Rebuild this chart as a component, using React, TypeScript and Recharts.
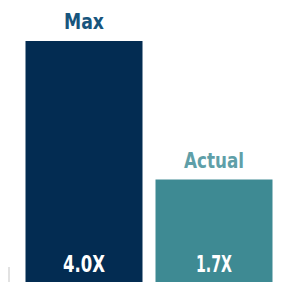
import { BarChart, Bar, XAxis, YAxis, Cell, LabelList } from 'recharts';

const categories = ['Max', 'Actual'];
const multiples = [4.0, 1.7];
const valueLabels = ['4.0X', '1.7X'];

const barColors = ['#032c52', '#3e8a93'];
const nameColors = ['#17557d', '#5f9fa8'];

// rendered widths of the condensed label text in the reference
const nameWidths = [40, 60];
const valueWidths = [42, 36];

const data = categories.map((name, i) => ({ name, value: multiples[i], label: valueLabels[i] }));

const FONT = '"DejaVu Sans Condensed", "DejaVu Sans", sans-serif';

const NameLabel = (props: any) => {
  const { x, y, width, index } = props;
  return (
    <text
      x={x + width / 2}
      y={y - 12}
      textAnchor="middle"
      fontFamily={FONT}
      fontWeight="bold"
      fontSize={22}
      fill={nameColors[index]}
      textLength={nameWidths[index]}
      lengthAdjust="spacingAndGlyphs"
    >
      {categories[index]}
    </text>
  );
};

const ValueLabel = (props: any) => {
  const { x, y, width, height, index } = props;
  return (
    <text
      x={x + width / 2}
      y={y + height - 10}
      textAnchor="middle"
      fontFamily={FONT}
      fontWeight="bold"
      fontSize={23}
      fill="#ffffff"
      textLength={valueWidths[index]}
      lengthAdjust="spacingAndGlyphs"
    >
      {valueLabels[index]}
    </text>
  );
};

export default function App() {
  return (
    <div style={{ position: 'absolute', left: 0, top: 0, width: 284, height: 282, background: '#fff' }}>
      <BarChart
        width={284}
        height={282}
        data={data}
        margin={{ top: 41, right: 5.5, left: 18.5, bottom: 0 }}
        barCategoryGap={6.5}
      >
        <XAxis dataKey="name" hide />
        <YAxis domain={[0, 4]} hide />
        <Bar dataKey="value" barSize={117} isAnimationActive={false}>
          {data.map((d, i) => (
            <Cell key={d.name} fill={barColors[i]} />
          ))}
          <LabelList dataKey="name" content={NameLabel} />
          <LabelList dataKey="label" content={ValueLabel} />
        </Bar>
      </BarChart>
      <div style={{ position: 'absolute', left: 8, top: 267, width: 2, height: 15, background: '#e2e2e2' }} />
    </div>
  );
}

──────

* **Job**: Return nothing but the lines running from the start of the data to the line with "const valueWidths = [42, 36];", please, both ends included and no pictures.

* **Answer to the problem**:
Rebuild this chart as a component, using React, TypeScript and Recharts.
import { BarChart, Bar, XAxis, YAxis, Cell, LabelList } from 'recharts';

const categories = ['Max', 'Actual'];
const multiples = [4.0, 1.7];
const valueLabels = ['4.0X', '1.7X'];

const barColors = ['#032c52', '#3e8a93'];
const nameColors = ['#17557d', '#5f9fa8'];

// rendered widths of the condensed label text in the reference
const nameWidths = [40, 60];
const valueWidths = [42, 36];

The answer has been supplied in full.